Identify all lines below that hold "page" and collect them.
──────────────────────────────
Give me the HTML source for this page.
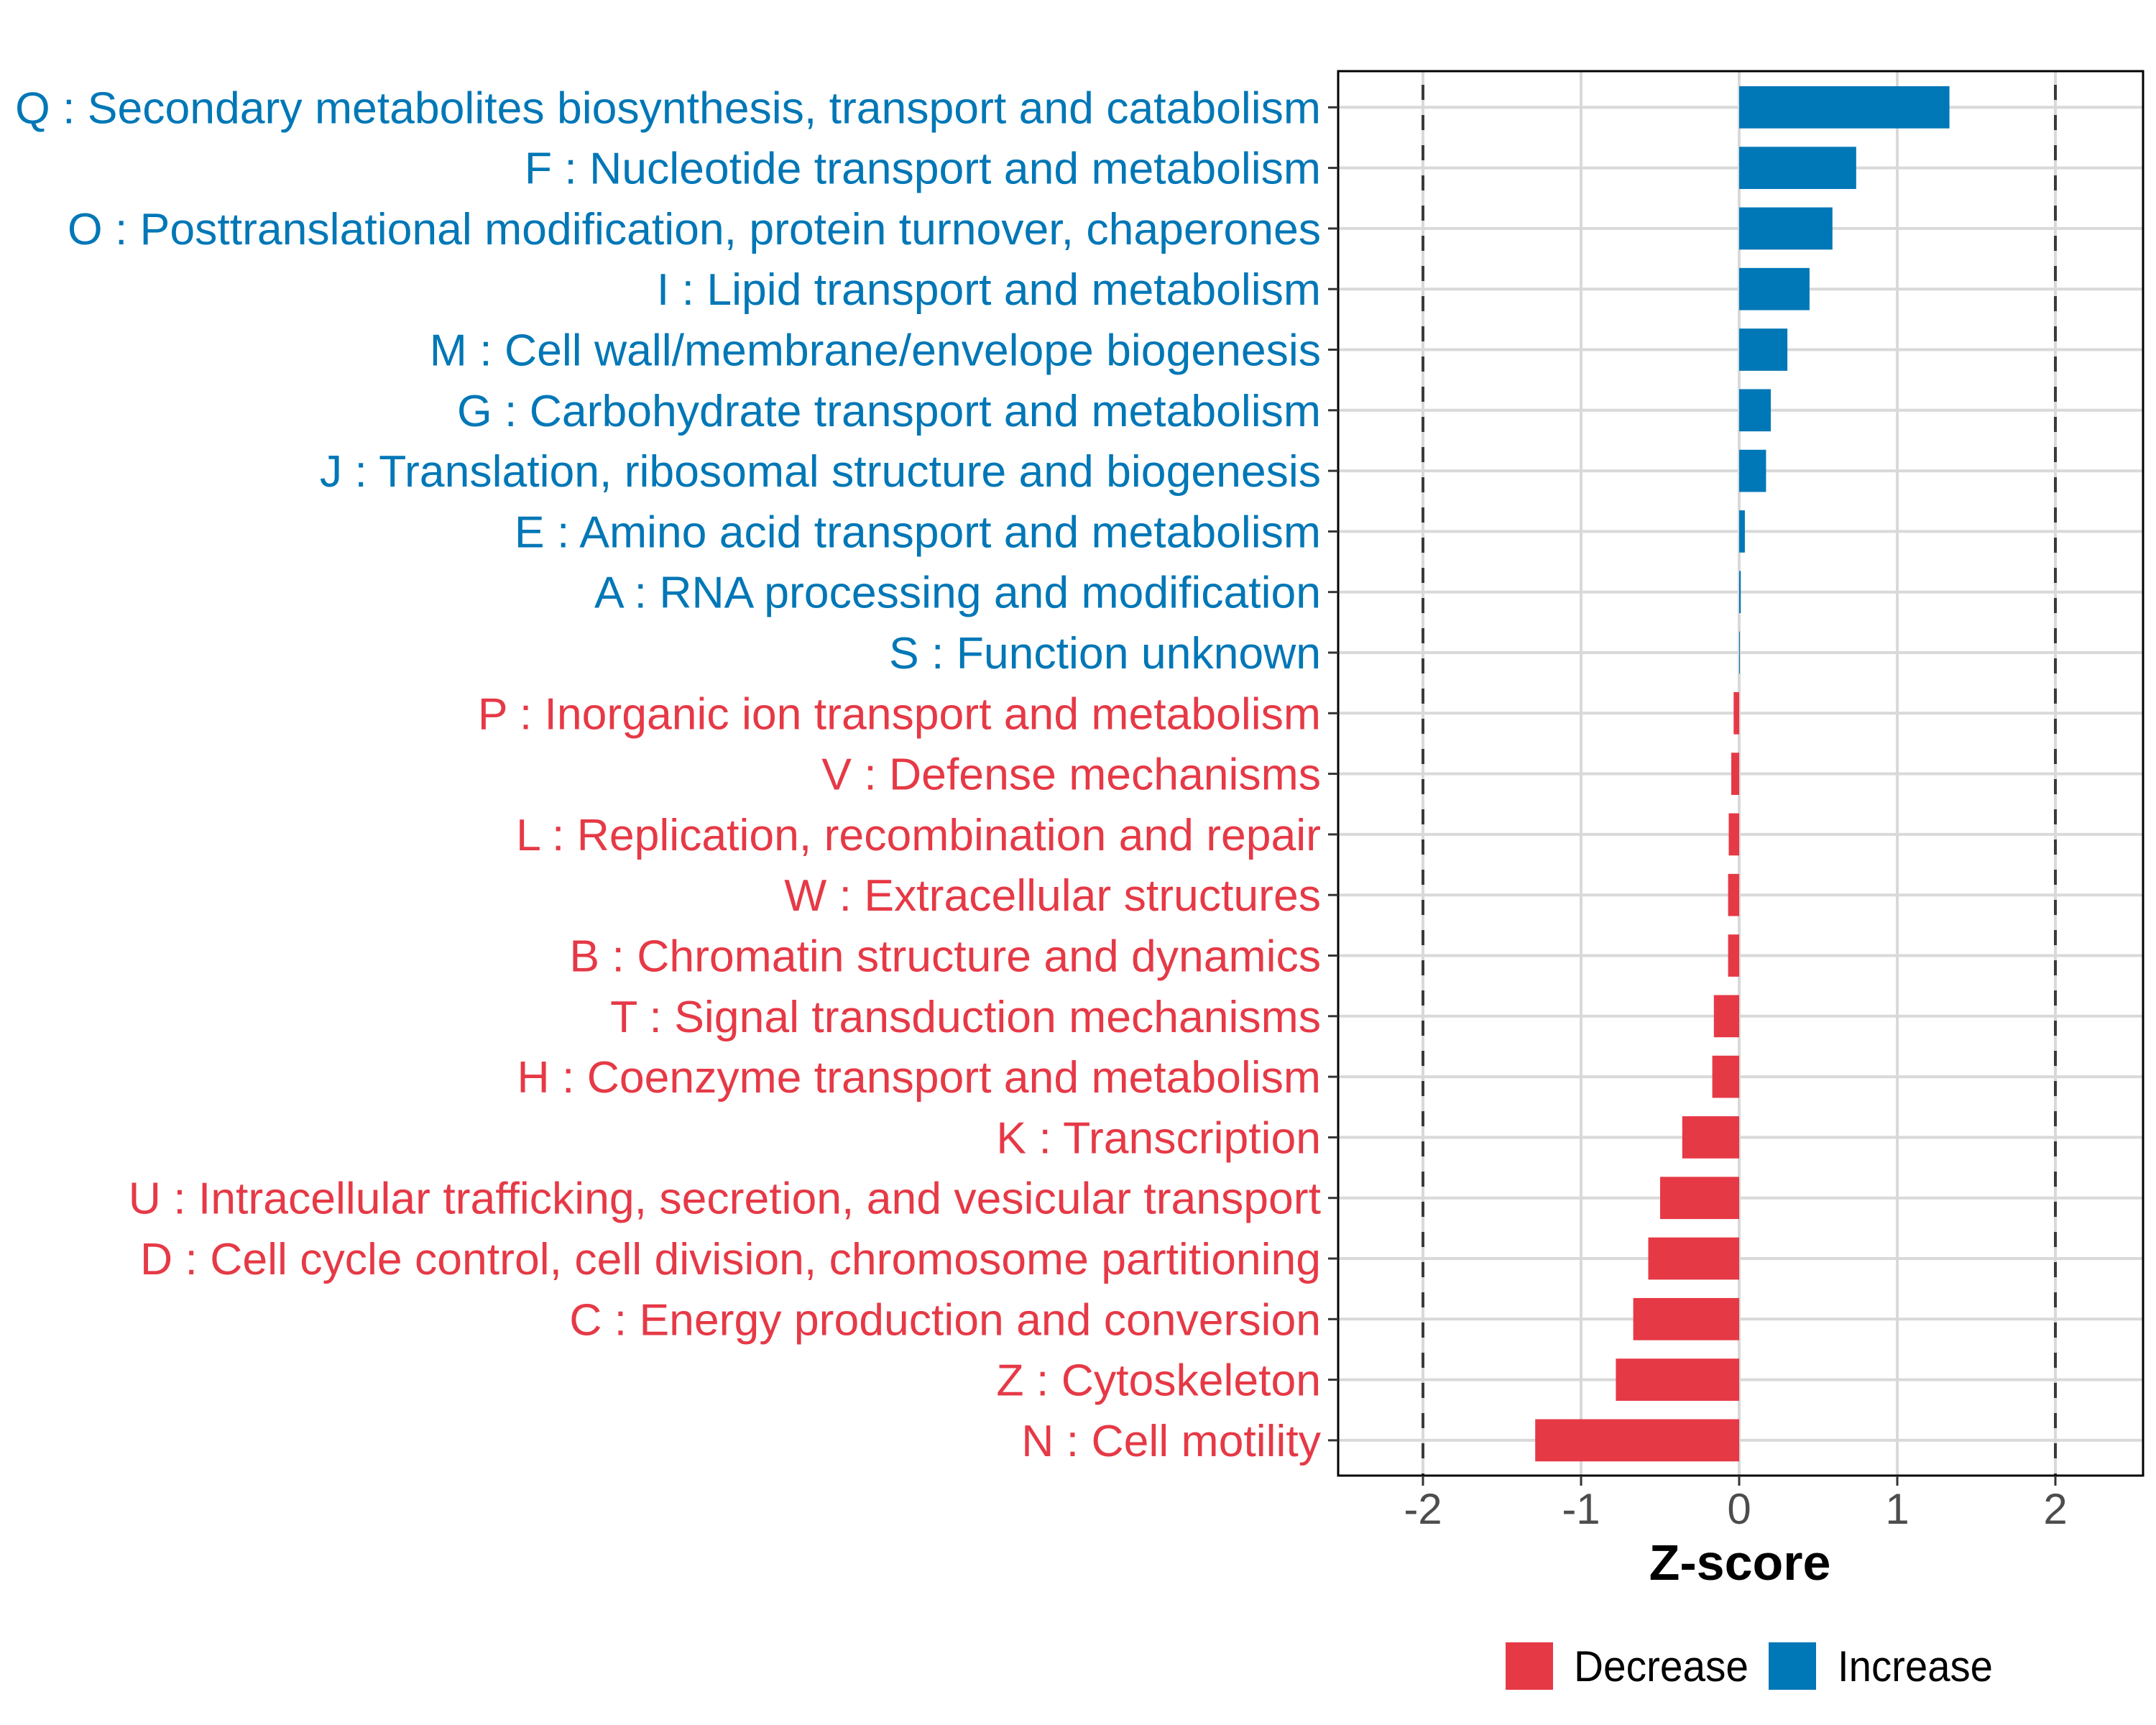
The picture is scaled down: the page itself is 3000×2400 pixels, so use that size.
<!DOCTYPE html>
<html><head><meta charset="utf-8"><style>
html,body{margin:0;padding:0;background:#fff;width:3000px;height:2400px;overflow:hidden}
svg{display:block;font-family:"Liberation Sans",Arial,sans-serif}
</style></head><body>
<svg id="chart" width="3000" height="2400" viewBox="0 0 3000 2400" xmlns="http://www.w3.org/2000/svg">
<g id="grid"></g>
<g id="bars"></g>
<g id="ref"></g>
<rect x="1862" y="99" width="1120" height="1954" fill="none" stroke="#000" stroke-width="3"/>
<g id="ylabels"></g>
<g id="xaxis"></g>
<text x="2421" y="2198" text-anchor="middle" font-size="70" font-weight="bold" fill="#000">Z-score</text>
<g>
<rect x="2095" y="2285" width="66" height="66" fill="#E63946"/>
<text x="2190" y="2339" font-size="60" fill="#000" textLength="243" lengthAdjust="spacingAndGlyphs">Decrease</text>
<rect x="2461" y="2285" width="66" height="66" fill="#0077B6"/>
<text x="2557" y="2339" font-size="60" fill="#000" textLength="216" lengthAdjust="spacingAndGlyphs">Increase</text>
</g>
</svg>
<script>
const categories = ["Q : Secondary metabolites biosynthesis, transport and catabolism","F : Nucleotide transport and metabolism","O : Posttranslational modification, protein turnover, chaperones","I : Lipid transport and metabolism","M : Cell wall/membrane/envelope biogenesis","G : Carbohydrate transport and metabolism","J : Translation, ribosomal structure and biogenesis","E : Amino acid transport and metabolism","A : RNA processing and modification","S : Function unknown","P : Inorganic ion transport and metabolism","V : Defense mechanisms","L : Replication, recombination and repair","W : Extracellular structures","B : Chromatin structure and dynamics","T : Signal transduction mechanisms","H : Coenzyme transport and metabolism","K : Transcription","U : Intracellular trafficking, secretion, and vesicular transport","D : Cell cycle control, cell division, chromosome partitioning","C : Energy production and conversion","Z : Cytoskeleton","N : Cell motility"];
const zscores = [1.33,0.74,0.59,0.445,0.305,0.20,0.17,0.036,0.01,0.004,-0.035,-0.05,-0.066,-0.07,-0.07,-0.16,-0.17,-0.36,-0.50,-0.575,-0.67,-0.78,-1.29];
const xTicks = [-2,-1,0,1,2];
const xTickLabels = ["-2","-1","0","1","2"];
const refLines = [-2,2];
const NS="http://www.w3.org/2000/svg";
const X0=2420, XU=220, Y0=149.3, YS=84.3, BH=58.7, PL=1862, PR=2982, PT=99, PB=2053;
const xs=v=>X0+v*XU, ys=i=>Y0+i*YS;
const blue="#0077B6", red="#E63946";
function mk(tag,attrs,parent){const e=document.createElementNS(NS,tag);for(const k in attrs)e.setAttribute(k,attrs[k]);parent.appendChild(e);return e;}
const grid=document.getElementById('grid'),bars=document.getElementById('bars'),ref=document.getElementById('ref'),yl=document.getElementById('ylabels'),xa=document.getElementById('xaxis');
xTicks.forEach((t,i)=>{
  const g=mk('line',{x1:xs(t),x2:xs(t),y1:PT,y2:PB,stroke:"#d9d9d9","stroke-width":4},grid);
  
  
  const tk=mk('line',{x1:xs(t),x2:xs(t),y1:PB,y2:PB+14,stroke:"#333","stroke-width":3},xa);
  
  
  const tl=mk('text',{x:xs(t),y:2120,"text-anchor":"middle","font-size":60,fill:"#4d4d4d"},xa);
  tl.textContent=xTickLabels[i];
  
  
});
categories.forEach((c,i)=>{
  const y=ys(i);
  const g=mk('line',{x1:PL,x2:PR,y1:y,y2:y,stroke:"#d9d9d9","stroke-width":4},grid);
  
  
  const v=zscores[i];
  const x1=Math.min(xs(0),xs(v)), w=Math.abs(xs(v)-xs(0));
  const b=mk('rect',{x:x1,y:y-BH/2,width:Math.max(w,1),height:BH,fill:v>=0?blue:red},bars);
  
  
  const tk=mk('line',{x1:PL-14,x2:PL,y1:y,y2:y,stroke:"#333","stroke-width":3},yl);
  
  
  const t=mk('text',{x:1838,y:y+22,"text-anchor":"end","font-size":62.5,fill:v>=0?blue:red},yl);
  t.textContent=c;
  
  
});
refLines.forEach(r=>{
  const l=mk('line',{x1:xs(r),x2:xs(r),y1:PT+19,y2:PB,stroke:"#3a3a3a","stroke-width":4,"stroke-dasharray":"21 21"},ref);
  
  
});
</script>
</body></html>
──────────────────────────────
-- Response --
Give me the HTML source for this page.
The picture is scaled down: the page itself is 3000×2400 pixels, so use that size.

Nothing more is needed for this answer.